In NRW können die Leitstellen der Polizei Zehntausende von Telefonaten nicht entgegennehmen. Eine neue Technik soll helfen.

Düsseldorf. Stellen Sie sich vor, Sie sind Zeuge eines schweren Unfalls auf der Autobahn. Sie rufen unter 110 die Polizei an, lassen klingeln. Keiner geht ran. Sie legen wieder auf und regen sich auf — ihr Anruf ist „verloren gegangen“. Das ist kein Einzelfall. Rund zehn Prozent solcher Notrufe konnten im vergangenen Jahr etwa in der Düsseldorfer Polizeileitstelle nicht angenommen werden.

Ähnliches zeigt der Blick ins Bergische Land: Von 162 321 Notrufen konnte das Polizeipräsidium Wuppertal 7662 Anrufe nicht annehmen. Und in Köln sind im Jahr 2012 von 419 773 Notrufen 43 612 Anrufe „verloren gegangen“. Ein Notruf gilt dann als „verloren“, wenn er nach mehr als fünf Sekunden Wartezeit vom Anrufer beendet wird, ohne dass der Anruf durch die entsprechende Leitstelle angenommen wurde.

Wolfgang Beus ist Sprecher des Innenministeriums und erklärt: „Die Statistiken sind erklärbar. Verloren gegangen ist deshalb der falsche Begriff. Es ist ein Notruf, der nicht entgegengenommen wurde. “ Bei herausragenden Vorkommnissen könne es durchaus zu einer Überlastung der Anschlüsse kommen. Wie beispielsweise eben bei jenem Verkehrsunfall, nach dem bis zu dreißig Menschen die 110 wählen. Oder Fälle, in denen der Anrufer auflegt, weil er festgestellt hat, dass ein anderer Zeuge die Polizei bereits alarmiert hat. Alle diese Telefonate fließen in die Statistik ein.
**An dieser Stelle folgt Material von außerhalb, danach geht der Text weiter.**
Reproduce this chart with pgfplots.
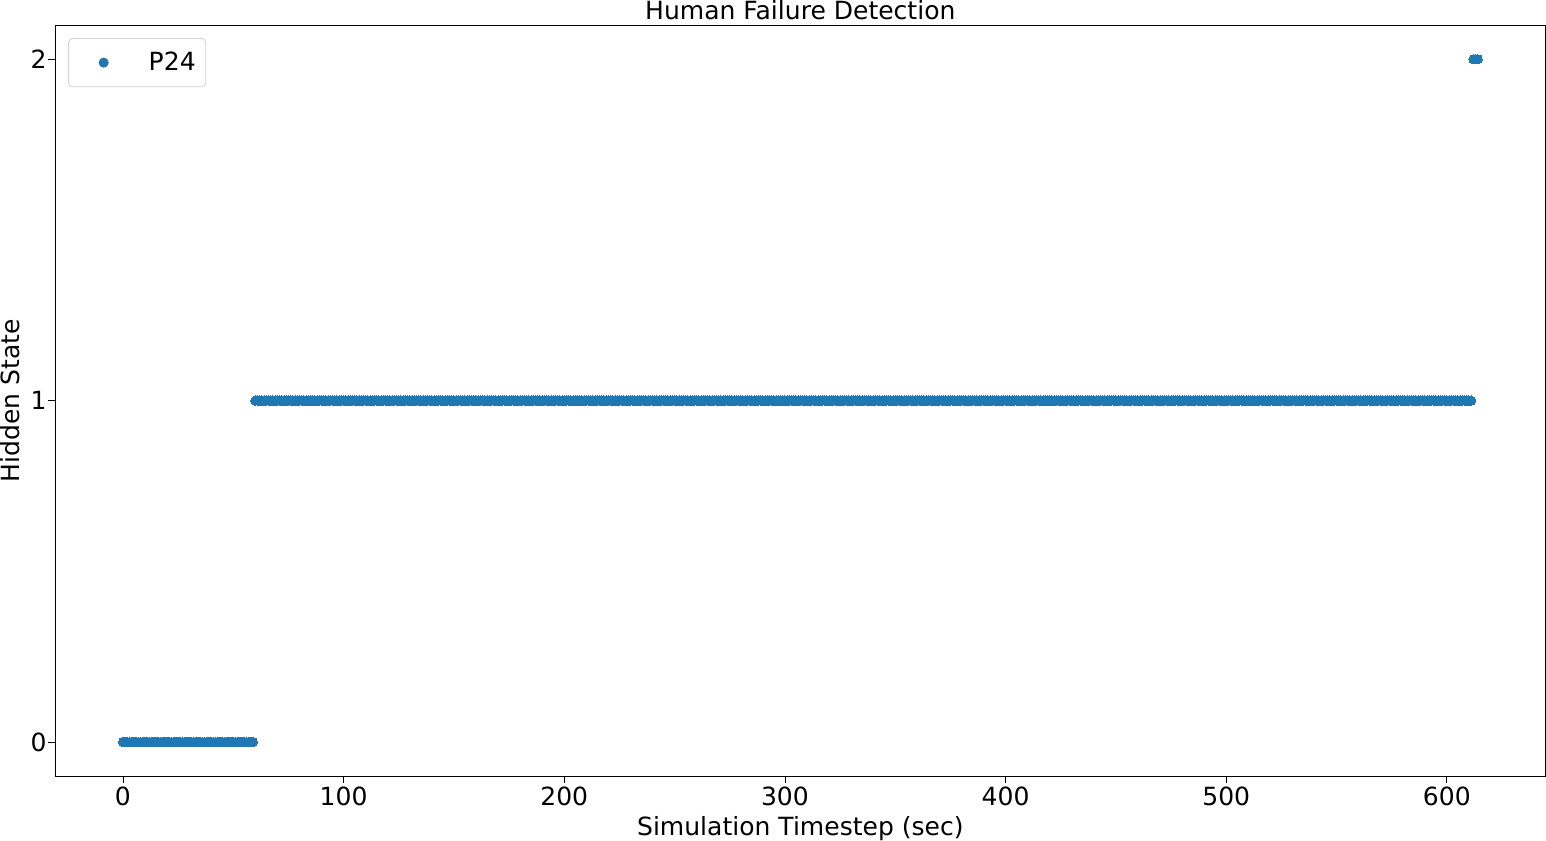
\documentclass[border=0pt]{standalone}
\usepackage{fontspec}
\setmainfont{DejaVu Sans}
\usepackage{pgfplots}
\pgfplotsset{compat=1.18}
\definecolor{mblue}{HTML}{1F77B4}
\begin{document}
\fontsize{12.5}{15}\selectfont
\begin{tikzpicture}
\begin{axis}[
  scale only axis,
  width=744pt, height=375pt,
  xmin=-30.7, xmax=644.7,
  ymin=-0.1, ymax=2.1,
  xtick={0,100,200,300,400,500,600},
  ytick={0,1,2},
  tick align=outside,
  major tick length=3.5pt,
  tick style={black, line width=0.4pt},
  xtick pos=bottom, ytick pos=left,
  /pgf/number format/assume math mode=true,
  tick label style={font=\fontsize{12.5}{15}\selectfont},
  xticklabel style={yshift=2.5pt},
  yticklabel style={xshift=3.5pt},
  title={Human Failure Detection},
  title style={at={(0.5,1)}, anchor=base, yshift=-3pt, inner sep=0pt, font=\fontsize{12.5}{15}\selectfont},
  xlabel={Simulation Timestep (sec)},
  ylabel={Hidden State},
  label style={font=\fontsize{12.5}{15}\selectfont},
  xlabel style={inner sep=0pt, yshift=-1pt},
  ylabel style={inner sep=0pt, yshift=1.2pt},
  axis line style={line width=0.5pt},
  legend style={at={(0,1)}, anchor=north west, xshift=6.5pt, yshift=-6.5pt,
    draw=black!18, rounded corners=2pt, inner xsep=3pt, inner ysep=4.5pt,
    font=\fontsize{12.5}{15}\selectfont, cells={anchor=west}},
  legend cell align=left,
  legend image code/.code={\path[draw=none,fill=none] (0pt,0pt) -- (35pt,0pt); \fill[mblue] (14.5pt,0pt) circle (2.3pt);},
]
\addplot[only marks, mark=*, mark size=2.3pt, mark options={draw=mblue, fill=mblue, line width=0pt}] coordinates {
(0,0) (1,0) (2,0) (3,0) (4,0) (5,0) (6,0) (7,0) (8,0) (9,0)
(10,0) (11,0) (12,0) (13,0) (14,0) (15,0) (16,0) (17,0) (18,0) (19,0)
(20,0) (21,0) (22,0) (23,0) (24,0) (25,0) (26,0) (27,0) (28,0) (29,0)
(30,0) (31,0) (32,0) (33,0) (34,0) (35,0) (36,0) (37,0) (38,0) (39,0)
(40,0) (41,0) (42,0) (43,0) (44,0) (45,0) (46,0) (47,0) (48,0) (49,0)
(50,0) (51,0) (52,0) (53,0) (54,0) (55,0) (56,0) (57,0) (58,0) (59,0)
(60,1) (61,1) (62,1) (63,1) (64,1) (65,1) (66,1) (67,1) (68,1) (69,1)
(70,1) (71,1) (72,1) (73,1) (74,1) (75,1) (76,1) (77,1) (78,1) (79,1)
(80,1) (81,1) (82,1) (83,1) (84,1) (85,1) (86,1) (87,1) (88,1) (89,1)
(90,1) (91,1) (92,1) (93,1) (94,1) (95,1) (96,1) (97,1) (98,1) (99,1)
(100,1) (101,1) (102,1) (103,1) (104,1) (105,1) (106,1) (107,1) (108,1) (109,1)
(110,1) (111,1) (112,1) (113,1) (114,1) (115,1) (116,1) (117,1) (118,1) (119,1)
(120,1) (121,1) (122,1) (123,1) (124,1) (125,1) (126,1) (127,1) (128,1) (129,1)
(130,1) (131,1) (132,1) (133,1) (134,1) (135,1) (136,1) (137,1) (138,1) (139,1)
(140,1) (141,1) (142,1) (143,1) (144,1) (145,1) (146,1) (147,1) (148,1) (149,1)
(150,1) (151,1) (152,1) (153,1) (154,1) (155,1) (156,1) (157,1) (158,1) (159,1)
(160,1) (161,1) (162,1) (163,1) (164,1) (165,1) (166,1) (167,1) (168,1) (169,1)
(170,1) (171,1) (172,1) (173,1) (174,1) (175,1) (176,1) (177,1) (178,1) (179,1)
(180,1) (181,1) (182,1) (183,1) (184,1) (185,1) (186,1) (187,1) (188,1) (189,1)
(190,1) (191,1) (192,1) (193,1) (194,1) (195,1) (196,1) (197,1) (198,1) (199,1)
(200,1) (201,1) (202,1) (203,1) (204,1) (205,1) (206,1) (207,1) (208,1) (209,1)
(210,1) (211,1) (212,1) (213,1) (214,1) (215,1) (216,1) (217,1) (218,1) (219,1)
(220,1) (221,1) (222,1) (223,1) (224,1) (225,1) (226,1) (227,1) (228,1) (229,1)
(230,1) (231,1) (232,1) (233,1) (234,1) (235,1) (236,1) (237,1) (238,1) (239,1)
(240,1) (241,1) (242,1) (243,1) (244,1) (245,1) (246,1) (247,1) (248,1) (249,1)
(250,1) (251,1) (252,1) (253,1) (254,1) (255,1) (256,1) (257,1) (258,1) (259,1)
(260,1) (261,1) (262,1) (263,1) (264,1) (265,1) (266,1) (267,1) (268,1) (269,1)
(270,1) (271,1) (272,1) (273,1) (274,1) (275,1) (276,1) (277,1) (278,1) (279,1)
(280,1) (281,1) (282,1) (283,1) (284,1) (285,1) (286,1) (287,1) (288,1) (289,1)
(290,1) (291,1) (292,1) (293,1) (294,1) (295,1) (296,1) (297,1) (298,1) (299,1)
(300,1) (301,1) (302,1) (303,1) (304,1) (305,1) (306,1) (307,1) (308,1) (309,1)
(310,1) (311,1) (312,1) (313,1) (314,1) (315,1) (316,1) (317,1) (318,1) (319,1)
(320,1) (321,1) (322,1) (323,1) (324,1) (325,1) (326,1) (327,1) (328,1) (329,1)
(330,1) (331,1) (332,1) (333,1) (334,1) (335,1) (336,1) (337,1) (338,1) (339,1)
(340,1) (341,1) (342,1) (343,1) (344,1) (345,1) (346,1) (347,1) (348,1) (349,1)
(350,1) (351,1) (352,1) (353,1) (354,1) (355,1) (356,1) (357,1) (358,1) (359,1)
(360,1) (361,1) (362,1) (363,1) (364,1) (365,1) (366,1) (367,1) (368,1) (369,1)
(370,1) (371,1) (372,1) (373,1) (374,1) (375,1) (376,1) (377,1) (378,1) (379,1)
(380,1) (381,1) (382,1) (383,1) (384,1) (385,1) (386,1) (387,1) (388,1) (389,1)
(390,1) (391,1) (392,1) (393,1) (394,1) (395,1) (396,1) (397,1) (398,1) (399,1)
(400,1) (401,1) (402,1) (403,1) (404,1) (405,1) (406,1) (407,1) (408,1) (409,1)
(410,1) (411,1) (412,1) (413,1) (414,1) (415,1) (416,1) (417,1) (418,1) (419,1)
(420,1) (421,1) (422,1) (423,1) (424,1) (425,1) (426,1) (427,1) (428,1) (429,1)
(430,1) (431,1) (432,1) (433,1) (434,1) (435,1) (436,1) (437,1) (438,1) (439,1)
(440,1) (441,1) (442,1) (443,1) (444,1) (445,1) (446,1) (447,1) (448,1) (449,1)
(450,1) (451,1) (452,1) (453,1) (454,1) (455,1) (456,1) (457,1) (458,1) (459,1)
(460,1) (461,1) (462,1) (463,1) (464,1) (465,1) (466,1) (467,1) (468,1) (469,1)
(470,1) (471,1) (472,1) (473,1) (474,1) (475,1) (476,1) (477,1) (478,1) (479,1)
(480,1) (481,1) (482,1) (483,1) (484,1) (485,1) (486,1) (487,1) (488,1) (489,1)
(490,1) (491,1) (492,1) (493,1) (494,1) (495,1) (496,1) (497,1) (498,1) (499,1)
(500,1) (501,1) (502,1) (503,1) (504,1) (505,1) (506,1) (507,1) (508,1) (509,1)
(510,1) (511,1) (512,1) (513,1) (514,1) (515,1) (516,1) (517,1) (518,1) (519,1)
(520,1) (521,1) (522,1) (523,1) (524,1) (525,1) (526,1) (527,1) (528,1) (529,1)
(530,1) (531,1) (532,1) (533,1) (534,1) (535,1) (536,1) (537,1) (538,1) (539,1)
(540,1) (541,1) (542,1) (543,1) (544,1) (545,1) (546,1) (547,1) (548,1) (549,1)
(550,1) (551,1) (552,1) (553,1) (554,1) (555,1) (556,1) (557,1) (558,1) (559,1)
(560,1) (561,1) (562,1) (563,1) (564,1) (565,1) (566,1) (567,1) (568,1) (569,1)
(570,1) (571,1) (572,1) (573,1) (574,1) (575,1) (576,1) (577,1) (578,1) (579,1)
(580,1) (581,1) (582,1) (583,1) (584,1) (585,1) (586,1) (587,1) (588,1) (589,1)
(590,1) (591,1) (592,1) (593,1) (594,1) (595,1) (596,1) (597,1) (598,1) (599,1)
(600,1) (601,1) (602,1) (603,1) (604,1) (605,1) (606,1) (607,1) (608,1) (609,1)
(610,1) (611,1)
(612,2) (613,2) (614,2)
};
\addlegendentry{P24}
\end{axis}
\end{tikzpicture}
\end{document}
Andreas Czogalla, Pressesprecher der Polizei Düsseldorf, betont: „Einige legen sofort auf, einige verwählen sich.“ Abgebrochene Anrufe könnten viele Gründe haben. „Die Polizei kommt, wo Hilfe und Not erforderlich sind. Wir gehen immer an den Apparat, wir kümmern uns“, erklärt Czogalla. Ihm sei „kein einziger Fall bekannt, bei dem ein wirklicher Notfall nicht bei der Polizei gelandet ist.“

Im Dezember 2015 könnten sich die Statistiken bessern. Bis dahin sollen die Polizeipräsidien in NRW mit einer modernisierten Technik ausgestattet sein. Sie ermöglicht eine Weiterleitung von Notrufen an Präsidien in anderen Städten. Ein Notruf in Düsseldorf könnte dann zuerst in Wuppertal landen.